### Material provided
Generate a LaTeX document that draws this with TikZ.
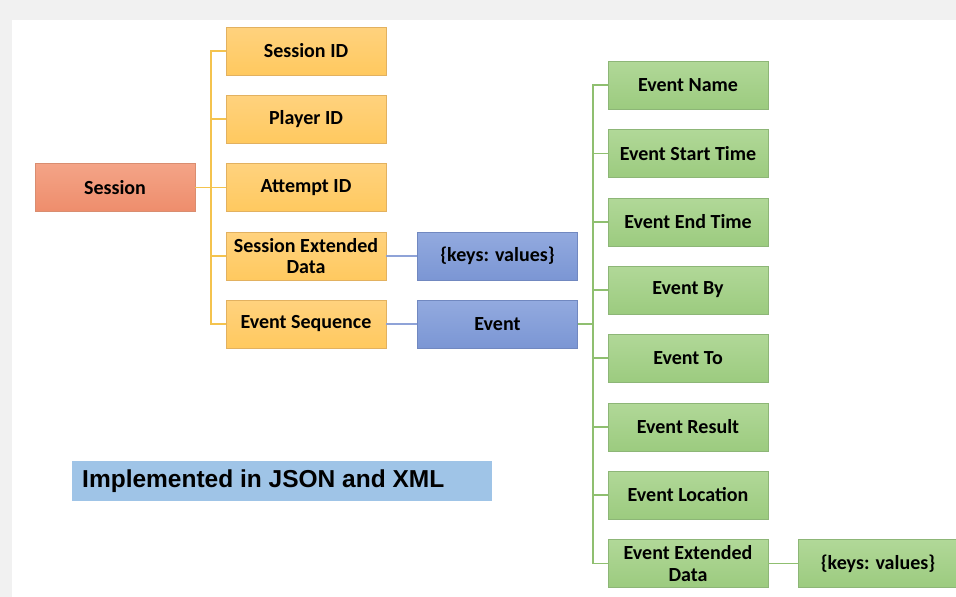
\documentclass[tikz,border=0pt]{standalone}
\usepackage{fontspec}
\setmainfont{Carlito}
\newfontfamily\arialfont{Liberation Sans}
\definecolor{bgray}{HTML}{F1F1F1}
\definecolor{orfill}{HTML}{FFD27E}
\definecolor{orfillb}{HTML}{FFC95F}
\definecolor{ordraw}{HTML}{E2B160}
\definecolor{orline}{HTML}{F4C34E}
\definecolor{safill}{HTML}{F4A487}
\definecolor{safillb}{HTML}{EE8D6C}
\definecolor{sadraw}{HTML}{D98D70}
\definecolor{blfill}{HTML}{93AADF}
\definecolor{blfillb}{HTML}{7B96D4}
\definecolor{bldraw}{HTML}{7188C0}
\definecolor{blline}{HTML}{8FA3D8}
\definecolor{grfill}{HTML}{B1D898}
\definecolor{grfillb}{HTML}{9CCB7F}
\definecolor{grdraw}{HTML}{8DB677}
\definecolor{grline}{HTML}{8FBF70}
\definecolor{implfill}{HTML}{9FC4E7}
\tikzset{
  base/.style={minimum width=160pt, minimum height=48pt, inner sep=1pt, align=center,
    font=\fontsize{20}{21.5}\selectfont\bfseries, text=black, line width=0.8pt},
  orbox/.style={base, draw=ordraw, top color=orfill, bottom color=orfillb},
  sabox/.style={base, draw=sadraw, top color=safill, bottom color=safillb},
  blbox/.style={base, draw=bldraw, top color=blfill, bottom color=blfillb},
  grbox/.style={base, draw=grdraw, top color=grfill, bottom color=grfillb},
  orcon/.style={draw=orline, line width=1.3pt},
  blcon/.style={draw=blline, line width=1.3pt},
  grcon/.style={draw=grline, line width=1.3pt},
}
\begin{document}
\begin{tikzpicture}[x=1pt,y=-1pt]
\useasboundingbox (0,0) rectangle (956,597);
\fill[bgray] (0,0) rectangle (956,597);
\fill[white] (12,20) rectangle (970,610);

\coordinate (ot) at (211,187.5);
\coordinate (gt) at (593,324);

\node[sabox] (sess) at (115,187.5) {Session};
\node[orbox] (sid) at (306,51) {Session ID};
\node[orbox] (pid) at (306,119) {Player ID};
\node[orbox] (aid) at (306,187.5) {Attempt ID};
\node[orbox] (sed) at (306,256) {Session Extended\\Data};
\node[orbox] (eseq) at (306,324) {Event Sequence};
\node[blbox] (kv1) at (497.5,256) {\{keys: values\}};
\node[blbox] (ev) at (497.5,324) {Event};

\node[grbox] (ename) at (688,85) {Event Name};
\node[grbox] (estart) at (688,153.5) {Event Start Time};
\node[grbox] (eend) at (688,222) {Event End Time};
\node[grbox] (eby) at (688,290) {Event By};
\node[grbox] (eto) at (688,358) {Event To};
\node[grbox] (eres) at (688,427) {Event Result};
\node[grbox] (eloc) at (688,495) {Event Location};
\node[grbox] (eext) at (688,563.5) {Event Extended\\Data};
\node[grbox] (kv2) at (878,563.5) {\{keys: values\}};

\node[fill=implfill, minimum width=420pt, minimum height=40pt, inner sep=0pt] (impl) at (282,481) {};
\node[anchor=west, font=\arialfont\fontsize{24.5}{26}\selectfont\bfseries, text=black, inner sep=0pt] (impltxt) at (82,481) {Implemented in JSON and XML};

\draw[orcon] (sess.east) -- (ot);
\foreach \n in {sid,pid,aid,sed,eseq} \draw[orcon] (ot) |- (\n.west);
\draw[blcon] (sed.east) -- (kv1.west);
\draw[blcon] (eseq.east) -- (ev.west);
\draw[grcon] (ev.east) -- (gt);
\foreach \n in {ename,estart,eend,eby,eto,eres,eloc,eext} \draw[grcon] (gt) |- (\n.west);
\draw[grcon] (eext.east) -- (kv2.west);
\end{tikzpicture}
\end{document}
######
Without the pictures, write out the whole listing above exactly as it appears.

Generate a LaTeX document that draws this with TikZ.
\documentclass[tikz,border=0pt]{standalone}
\usepackage{fontspec}
\setmainfont{Carlito}
\newfontfamily\arialfont{Liberation Sans}
\definecolor{bgray}{HTML}{F1F1F1}
\definecolor{orfill}{HTML}{FFD27E}
\definecolor{orfillb}{HTML}{FFC95F}
\definecolor{ordraw}{HTML}{E2B160}
\definecolor{orline}{HTML}{F4C34E}
\definecolor{safill}{HTML}{F4A487}
\definecolor{safillb}{HTML}{EE8D6C}
\definecolor{sadraw}{HTML}{D98D70}
\definecolor{blfill}{HTML}{93AADF}
\definecolor{blfillb}{HTML}{7B96D4}
\definecolor{bldraw}{HTML}{7188C0}
\definecolor{blline}{HTML}{8FA3D8}
\definecolor{grfill}{HTML}{B1D898}
\definecolor{grfillb}{HTML}{9CCB7F}
\definecolor{grdraw}{HTML}{8DB677}
\definecolor{grline}{HTML}{8FBF70}
\definecolor{implfill}{HTML}{9FC4E7}
\tikzset{
  base/.style={minimum width=160pt, minimum height=48pt, inner sep=1pt, align=center,
    font=\fontsize{20}{21.5}\selectfont\bfseries, text=black, line width=0.8pt},
  orbox/.style={base, draw=ordraw, top color=orfill, bottom color=orfillb},
  sabox/.style={base, draw=sadraw, top color=safill, bottom color=safillb},
  blbox/.style={base, draw=bldraw, top color=blfill, bottom color=blfillb},
  grbox/.style={base, draw=grdraw, top color=grfill, bottom color=grfillb},
  orcon/.style={draw=orline, line width=1.3pt},
  blcon/.style={draw=blline, line width=1.3pt},
  grcon/.style={draw=grline, line width=1.3pt},
}
\begin{document}
\begin{tikzpicture}[x=1pt,y=-1pt]
\useasboundingbox (0,0) rectangle (956,597);
\fill[bgray] (0,0) rectangle (956,597);
\fill[white] (12,20) rectangle (970,610);

\coordinate (ot) at (211,187.5);
\coordinate (gt) at (593,324);

\node[sabox] (sess) at (115,187.5) {Session};
\node[orbox] (sid) at (306,51) {Session ID};
\node[orbox] (pid) at (306,119) {Player ID};
\node[orbox] (aid) at (306,187.5) {Attempt ID};
\node[orbox] (sed) at (306,256) {Session Extended\\Data};
\node[orbox] (eseq) at (306,324) {Event Sequence};
\node[blbox] (kv1) at (497.5,256) {\{keys: values\}};
\node[blbox] (ev) at (497.5,324) {Event};

\node[grbox] (ename) at (688,85) {Event Name};
\node[grbox] (estart) at (688,153.5) {Event Start Time};
\node[grbox] (eend) at (688,222) {Event End Time};
\node[grbox] (eby) at (688,290) {Event By};
\node[grbox] (eto) at (688,358) {Event To};
\node[grbox] (eres) at (688,427) {Event Result};
\node[grbox] (eloc) at (688,495) {Event Location};
\node[grbox] (eext) at (688,563.5) {Event Extended\\Data};
\node[grbox] (kv2) at (878,563.5) {\{keys: values\}};

\node[fill=implfill, minimum width=420pt, minimum height=40pt, inner sep=0pt] (impl) at (282,481) {};
\node[anchor=west, font=\arialfont\fontsize{24.5}{26}\selectfont\bfseries, text=black, inner sep=0pt] (impltxt) at (82,481) {Implemented in JSON and XML};

\draw[orcon] (sess.east) -- (ot);
\foreach \n in {sid,pid,aid,sed,eseq} \draw[orcon] (ot) |- (\n.west);
\draw[blcon] (sed.east) -- (kv1.west);
\draw[blcon] (eseq.east) -- (ev.west);
\draw[grcon] (ev.east) -- (gt);
\foreach \n in {ename,estart,eend,eby,eto,eres,eloc,eext} \draw[grcon] (gt) |- (\n.west);
\draw[grcon] (eext.east) -- (kv2.west);
\end{tikzpicture}
\end{document}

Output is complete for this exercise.